Life gets to a point where everything is reduced to Mommy Do. Breakfast. Lunches. Dinner. Toilets. I had lost myself, drowning in the ordinary every day and missing colour. Because it was there. COLOUR. I just wasn't seeing it past the pile of dirty dishes in the sink or the laundry I didn't have time to do or that spot by the fridge where my sock stuck to the floor because Liam spilled the juice when he thought he was big enough to pour his own.
When I started writing it down it was more for the discipline of writing than because I thought I had anything worth saying but, in taking that moment to record a moment, something beautiful began to happen. I began to see. Really see. I live an extraordinary life, so saturated in colour that it strains the lines and drips rainbow dollops of dye onto anyone that gets close enough to care. What I was mistaking for dull was just a misunderstanding - a temporary blindness.

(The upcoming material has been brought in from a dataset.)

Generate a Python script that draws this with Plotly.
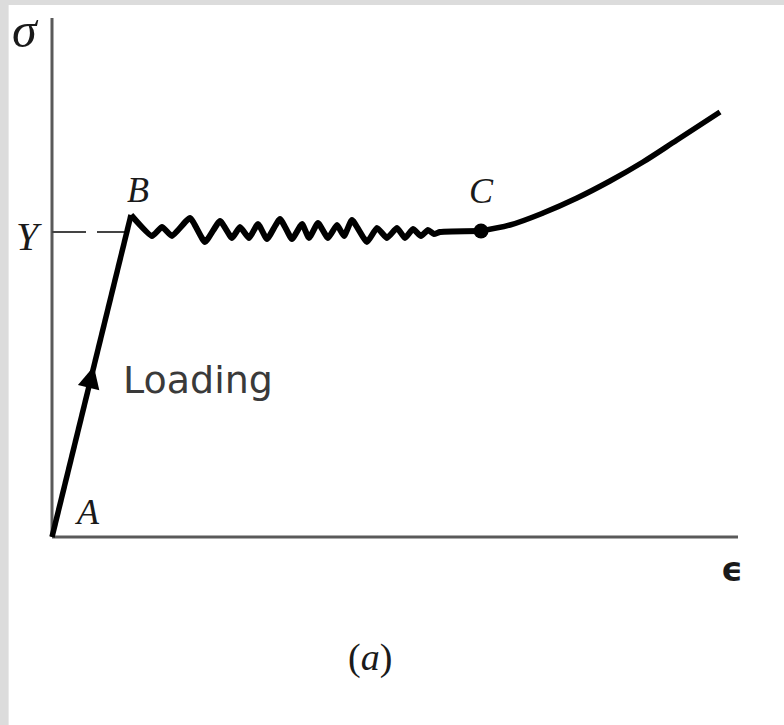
import plotly.graph_objects as go

# Stress-strain curve of a mild steel specimen (arbitrary units)
# Elastic loading branch A -> B
load_eps = [0, 79]
load_sig = [0, 322]

# Serrated yield plateau B -> C
plateau_eps = [79, 100, 110, 120, 138, 153, 168, 180, 188, 197, 206, 215, 228, 240,
               250, 257, 266, 276, 285, 292, 300, 315, 325, 335, 345, 353, 361, 369,
               376, 382, 388, 429]
plateau_sig = [322, 301, 310, 301, 319, 295, 316, 299, 310, 299, 313, 298, 318, 298,
               313, 299, 314, 299, 312, 301, 317, 295, 309, 299, 309, 299, 308, 301,
               307, 303, 305, 306]

# Strain-hardening branch from C
hard_eps = [429, 458, 491, 525, 558, 591, 625, 668]
hard_sig = [306, 312, 324, 339, 356, 375, 397, 425]

yield_stress = 305
eps_axis_len = 686
sig_axis_len = 519

point_labels = ["A", "B", "C"]
point_eps = [0, 79, 429]
point_sig = [0, 322, 306]

serif = "Liberation Serif"
fig = go.Figure()

# axes drawn as lines from the origin
fig.add_trace(go.Scatter(x=[0, eps_axis_len], y=[0, 0], mode="lines",
                         line=dict(color="#5a5a5a", width=3), hoverinfo="skip"))
fig.add_trace(go.Scatter(x=[0, 0], y=[0, sig_axis_len], mode="lines",
                         line=dict(color="#5a5a5a", width=3), hoverinfo="skip"))

# yield stress guide
fig.add_trace(go.Scatter(x=[0, load_eps[1] * yield_stress / load_sig[1]],
                         y=[yield_stress, yield_stress], mode="lines",
                         line=dict(color="#444444", width=2, dash="34px,11px"),
                         hoverinfo="skip"))

curve = dict(color="black", width=5.5)
fig.add_trace(go.Scatter(x=load_eps, y=load_sig, mode="lines", line=curve))
fig.add_trace(go.Scatter(x=plateau_eps, y=plateau_sig, mode="lines",
                         line=dict(curve, width=6, shape="spline", smoothing=0.45)))
fig.add_trace(go.Scatter(x=hard_eps, y=hard_sig, mode="lines",
                         line=dict(curve, shape="spline", smoothing=1)))
fig.add_trace(go.Scatter(x=[point_eps[2]], y=[point_sig[2]], mode="markers",
                         marker=dict(color="black", size=15)))

# loading direction arrow on the elastic branch
t_tip, t_tail = 0.53, 0.40
fig.add_annotation(x=load_eps[1] * t_tip, y=load_sig[1] * t_tip,
                   ax=load_eps[1] * t_tail, ay=load_sig[1] * t_tail,
                   xref="x", yref="y", axref="x", ayref="y", text="",
                   showarrow=True, arrowhead=2, arrowsize=1.1, arrowwidth=4,
                   arrowcolor="black")

lab = dict(family=serif, size=36, color="#1a1a1a")
lab_font = dict(lab, style="italic")
fig.add_annotation(x=point_eps[0] + 35, y=point_sig[0] + 25, text=point_labels[0],
                   showarrow=False, font=lab_font)
fig.add_annotation(x=point_eps[1] + 7, y=point_sig[1] + 25, text=point_labels[1],
                   showarrow=False, font=lab_font)
fig.add_annotation(x=point_eps[2], y=point_sig[2] + 40, text=point_labels[2],
                   showarrow=False, font=lab_font)
fig.add_annotation(x=-23, y=yield_stress - 4, text="Y", showarrow=False,
                   font=dict(lab_font, size=40))
fig.add_annotation(x=-27, y=sig_axis_len - 12, text="σ", showarrow=False,
                   font=dict(lab_font, size=50))
fig.add_annotation(x=680, y=-32, text="ϵ", showarrow=False,
                   font=dict(family="DejaVu Sans", size=34, color="#1a1a1a", weight="bold"))
fig.add_annotation(x=69, y=157, text="Loading", showarrow=False, xanchor="left",
                   font=dict(family="DejaVu Sans", size=38, color="#3a3a3a"))
fig.add_annotation(x=318, y=-120, text="(<i>a</i>)", showarrow=False,
                   font=dict(family=serif, size=38, color="#1a1a1a"))

# textured paper edge
fig.add_shape(type="rect", xref="paper", yref="paper", x0=0, x1=1, y0=0.993, y1=1,
              fillcolor="#dcdcdc", line_width=0, layer="below")
fig.add_shape(type="rect", xref="paper", yref="paper", x0=0, x1=0.011, y0=0, y1=1,
              fillcolor="#dcdcdc", line_width=0, layer="below")

fig.update_layout(
    width=784, height=725, margin=dict(l=0, r=0, t=0, b=0),
    paper_bgcolor="white", plot_bgcolor="white", showlegend=False,
    xaxis=dict(range=[-52, 732], visible=False, fixedrange=True),
    yaxis=dict(range=[-188, 537], visible=False, fixedrange=True),
)
fig.write_html("out.html", config={"displayModeBar": False})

Because behind it all I'm living in this little house bursting with love and laughter and frustrations and LIFE and to anyone looking in this is a thing to be coveted.
When she sat across the table from me and asked me why I put it all out there this was my answer: Because every drowning woman needs to take a moment and come up for air and look at what surrounds her and thank God that she is so lucky. There will never be enough time in the day to get it all done - to have a spotless house and make sure the kids don't have chocolate on their chins before you go to the grocery store - but there is time for thankfulness and for remembering and for reminding yourself that you are anything but ordinary in the midst of what feels like anything but extraordinary.